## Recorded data
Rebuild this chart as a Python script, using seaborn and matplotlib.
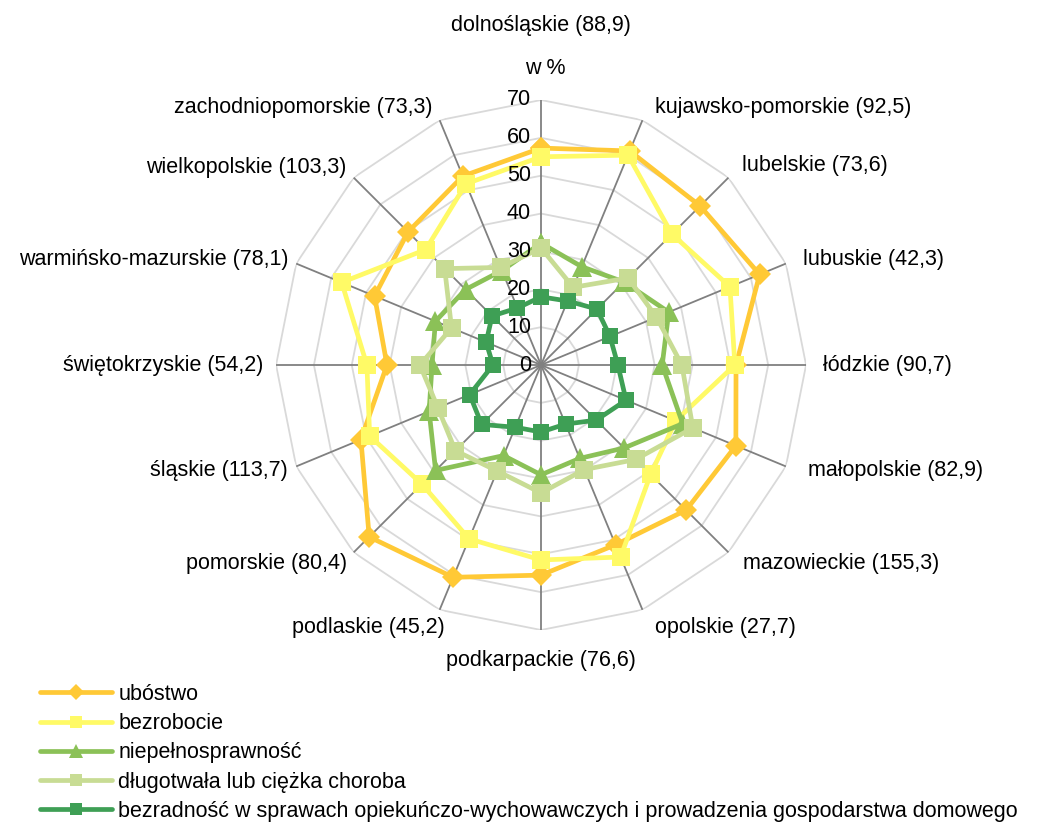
import numpy as np
import pandas as pd
import matplotlib
matplotlib.use("Agg")
import matplotlib.pyplot as plt
from matplotlib.lines import Line2D
import seaborn as sns

categories = ["dolnośląskie (88,9)", "kujawsko-pomorskie (92,5)", "lubelskie (73,6)",
              "lubuskie (42,3)", "łódzkie (90,7)", "małopolskie (82,9)",
              "mazowieckie (155,3)", "opolskie (27,7)", "podkarpackie (76,6)",
              "podlaskie (45,2)", "pomorskie (80,4)", "śląskie (113,7)",
              "świętokrzyskie (54,2)", "warmińsko-mazurskie (78,1)",
              "wielkopolskie (103,3)", "zachodniopomorskie (73,3)"]

series_names = ["ubóstwo", "bezrobocie", "niepełnosprawność",
                "długotwała lub ciężka choroba",
                "bezradność w sprawach opiekuńczo-wychowawczych i prowadzenia gospodarstwa domowego"]

ubostwo = [57.3, 61.2, 59.4, 62.5, 51.5, 55.7, 54.2, 51.4, 55.5, 60.7, 64.2, 51.5, 40.7, 47.6, 49.7, 54.0]
bezrobocie = [55.0, 60.0, 48.9, 54.0, 51.2, 38.5, 40.9, 54.9, 51.5, 49.7, 44.5, 49.0, 46.0, 57.0, 43.1, 51.8]
niepelnosprawnosc = [32.2, 28.1, 31.0, 36.5, 32.0, 40.5, 31.0, 26.7, 29.0, 25.9, 39.4, 32.0, 28.8, 30.2, 28.2, 27.0]
choroba = [30.9, 22.2, 32.5, 33.0, 37.2, 43.4, 35.3, 29.9, 33.8, 30.3, 32.0, 29.5, 32.0, 25.6, 36.0, 27.9]
bezradnosc = [18.0, 18.3, 20.9, 19.7, 20.3, 24.3, 20.6, 16.9, 17.7, 17.8, 22.2, 20.4, 12.7, 15.7, 18.3, 16.3]

r_ticks = [0, 10, 20, 30, 40, 50, 60, 70]

colors = ["#FFC936", "#FFFA66", "#8BC157", "#C8DC94", "#3E9F55"]
markers = ["D", "s", "^", "s", "s"]
msizes = [11, 13, 14, 13, 12]

sns.set_theme(style="white")
plt.rcParams["font.family"] = ["Liberation Sans", "DejaVu Sans"]
plt.rcParams["text.color"] = "black"

FS = 15.5

n = len(categories)
theta = np.arange(n) * 2 * np.pi / n

all_vals = [ubostwo, bezrobocie, niepelnosprawnosc, choroba, bezradnosc]
rows = []
for name, vals in zip(series_names, all_vals):
    for i in list(range(n)) + [0]:
        rows.append({"series": name, "theta": theta[i], "value": vals[i]})
df = pd.DataFrame(rows)

fig = plt.figure(figsize=(10.37, 8.23), dpi=100)
ax = fig.add_axes([0.2662, 0.2345, 0.5111, 0.644], projection="polar")
ax.set_theta_zero_location("N")
ax.set_theta_direction(-1)
ax.grid(False)
ax.spines["polar"].set_visible(False)
ax.set_xticks([])
ax.set_yticks([])

# polygon grid
closed = np.append(theta, theta[0])
for rv in r_ticks[1:]:
    ax.plot(closed, [rv] * (n + 1), color="#D9D9D9", lw=1.3, zorder=1)
for t in theta:
    ax.plot([t, t], [0, r_ticks[-1]], color="#808080", lw=1.3, zorder=1.5)

for k, name in enumerate(series_names):
    sub = df[df["series"] == name]
    sns.lineplot(data=sub, x="theta", y="value", sort=False, estimator=None,
                 color=colors[k], marker=markers[k], markersize=msizes[k],
                 markeredgewidth=0, linewidth=3.4, ax=ax, legend=False, zorder=3 + k)

ax.set_ylim(0, 70)
ax.set_xlabel("")
ax.set_ylabel("")

# radial tick labels
for rv in r_ticks:
    ax.annotate(str(rv), xy=(0, rv), xytext=(-10, 0), textcoords="offset pixels",
                ha="right", va="center", fontsize=FS, color="#000000", zorder=10)
ax.annotate("w %", xy=(0, 70), xytext=(4, 31), textcoords="offset pixels",
            ha="center", va="center", fontsize=FS, color="#000000")

offsets = [(0, 74, "center"), (13, 13, "left"), (14, 12, "left"), (17, 4, "left"),
           (17, 0, "left"), (22, -4, "left"), (15, -11, "left"), (13, -18, "left"),
           (0, -30, "center"), (5, -18, "right"), (-7, -11, "right"), (-8, -4, "right"),
           (-13, 0, "right"), (-8, 4, "right"), (-7, 10, "right"), (-7, 13, "right")]
for t, lab, (dx, dy, ha) in zip(theta, categories, offsets):
    ax.annotate(lab, xy=(t, 70), xytext=(dx, dy), textcoords="offset pixels",
                ha=ha, va="center", fontsize=FS, color="#000000", annotation_clip=False)

handles = [Line2D([0], [0], color=c, marker=m, markersize=ms * 0.7, markeredgewidth=0, lw=3.4)
           for c, m, ms in zip(colors, markers, msizes)]
fig.legend(handles, series_names, loc="upper left", bbox_to_anchor=(0.0386, 1 - 684 / 823),
           frameon=False, fontsize=FS, handlelength=3.35, handletextpad=0.28,
           labelspacing=0.38, borderaxespad=0, borderpad=0, labelcolor="black")

fig.savefig("out.png", dpi=100)
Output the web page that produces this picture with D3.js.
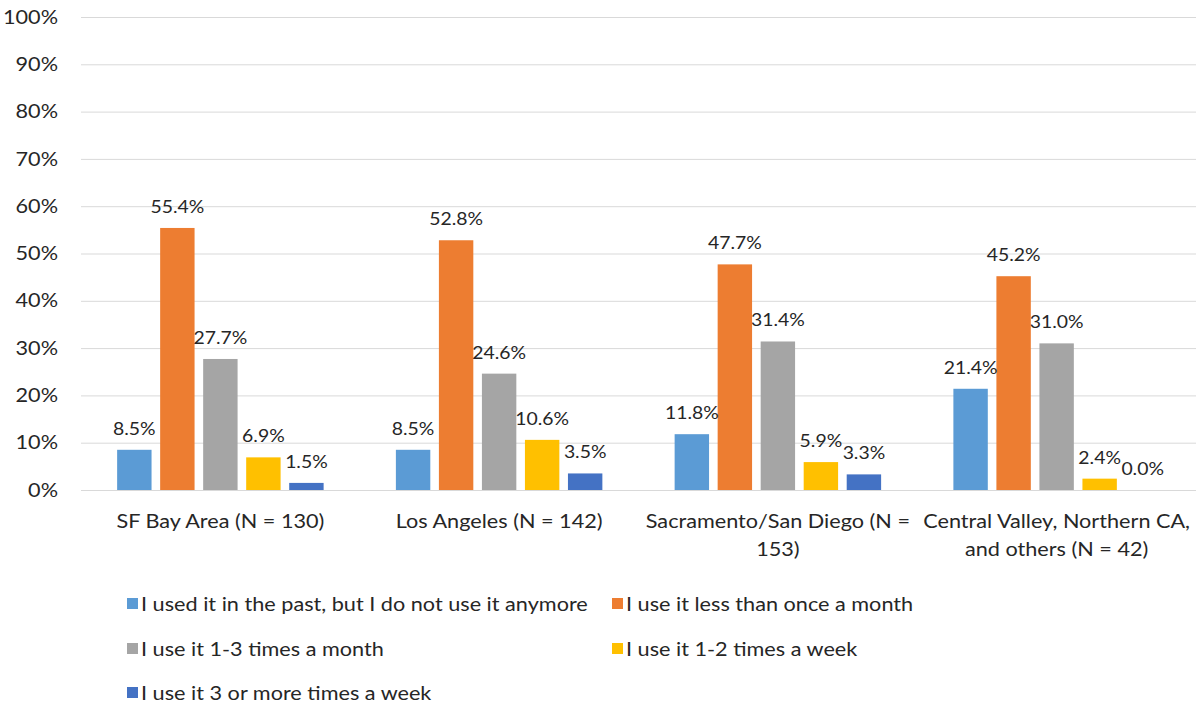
<!DOCTYPE html>
<meta charset="utf-8">
<style>
body { margin: 0; background: #fff; }
text { font-family: Lato, sans-serif; fill: #262626; }
.grid line { stroke: #d9d9d9; stroke-width: 1px; }
</style>
<svg width="1199" height="706"></svg>
<script src="https://cdn.jsdelivr.net/npm/d3@7"></script>
<script>
var categories = [
  ["SF Bay Area (N = 130)"],
  ["Los Angeles (N = 142)"],
  ["Sacramento/San Diego (N =", "153)"],
  ["Central Valley, Northern CA,", "and others (N = 42)"]
];
var seriesNames = [
  "I used it in the past, but I do not use it anymore",
  "I use it less than once a month",
  "I use it 1-3 times a month",
  "I use it 1-2 times a week",
  "I use it 3 or more times a week"
];
var values = [
  [8.5, 55.4, 27.7, 6.9, 1.5],
  [8.5, 52.8, 24.6, 10.6, 3.5],
  [11.8, 47.7, 31.4, 5.9, 3.3],
  [21.4, 45.2, 31.0, 2.4, 0.0]
];
var yTicks = [0, 10, 20, 30, 40, 50, 60, 70, 80, 90, 100];
var colors = ["#5b9bd5", "#ed7d31", "#a5a5a5", "#ffc000", "#4472c4"];

// the reference text is a little wider than Lato; stretch it horizontally
var sx = 1.14;

var svg = d3.select("svg"),
    plotLeft = 81, plotRight = 1196, plotTop = 17, plotBottom = 490;

var x0 = d3.scaleBand().domain(d3.range(categories.length)).range([plotLeft, plotRight]);
var x1 = d3.scaleBand().domain(d3.range(seriesNames.length))
    .range([0, x0.bandwidth()]).paddingInner(0.2).paddingOuter(0.84);
var y = d3.scaleLinear().domain([0, 100]).range([plotBottom, plotTop]);

var grid = svg.append("g").attr("class", "grid");
grid.selectAll("line").data(yTicks).enter().append("line")
    .attr("x1", plotLeft).attr("x2", plotRight)
    .attr("y1", function(d) { return y(d) + 0.5; })
    .attr("y2", function(d) { return y(d) + 0.5; });

svg.append("g").selectAll("g").data(yTicks).enter().append("g")
    .attr("transform", function(d) { return "translate(58," + y(d) + ") scale(" + sx + ",1)"; })
  .append("text")
    .attr("dy", "0.35em").attr("text-anchor", "end")
    .style("font-size", "19px")
    .text(function(d) { return d + "%"; });

var group = svg.selectAll(".cat").data(values).enter().append("g")
    .attr("class", "cat")
    .attr("transform", function(d, i) { return "translate(" + x0(i) + ",0)"; });

group.selectAll("rect").data(function(d) { return d; }).enter().append("rect")
    .attr("x", function(d, j) { return x1(j); })
    .attr("width", x1.bandwidth())
    .attr("y", function(d) { return y(d); })
    .attr("height", function(d) { return plotBottom - y(d); })
    .attr("fill", function(d, j) { return colors[j]; });

group.selectAll(".lbl").data(function(d) { return d; }).enter().append("g")
    .attr("class", "lbl")
    .attr("transform", function(d, j) {
      return "translate(" + (x1(j) + x1.bandwidth() / 2) + "," + (y(d) - 15) + ") scale(" + sx + ",1)";
    })
  .append("text")
    .attr("text-anchor", "middle")
    .style("font-size", "17px")
    .text(function(d) { return d.toFixed(1) + "%"; });

svg.selectAll(".catlbl").data(categories).enter().append("g")
    .attr("class", "catlbl")
    .attr("transform", function(d, i) { return "translate(" + (x0(i) + x0.bandwidth() / 2) + ",528) scale(" + sx + ",1)"; })
  .append("text")
    .attr("text-anchor", "middle")
    .style("font-size", "19px")
  .selectAll("tspan").data(function(d) { return d; }).enter().append("tspan")
    .attr("x", 0).attr("y", function(d, k) { return k * 28; })
    .text(function(d) { return d; });

var legendPos = [[127, 604], [612, 604], [127, 649], [612, 649], [127, 693]];
var legend = svg.selectAll(".leg").data(seriesNames).enter().append("g")
    .attr("class", "leg")
    .attr("transform", function(d, i) { return "translate(" + legendPos[i][0] + "," + legendPos[i][1] + ")"; });
legend.append("rect").attr("x", 0).attr("y", -6).attr("width", 11).attr("height", 11)
    .attr("fill", function(d, i) { return colors[i]; });
legend.append("g").attr("transform", "translate(14,0) scale(" + sx + ",1)")
  .append("text").attr("dy", "0.35em")
    .style("font-size", "19px")
    .text(function(d) { return d; });
</script>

## WHAT YOU WILL DO
Leave out the pictures, then repeat the listing above exactly from its first line to the line with "import seaborn as sns", inclusive.

## THE REPLY
Rebuild this chart as a Python script, using seaborn and matplotlib.
import numpy as np
import pandas as pd
import matplotlib
matplotlib.use("Agg")
import matplotlib.pyplot as plt
from matplotlib.lines import Line2D
import seaborn as sns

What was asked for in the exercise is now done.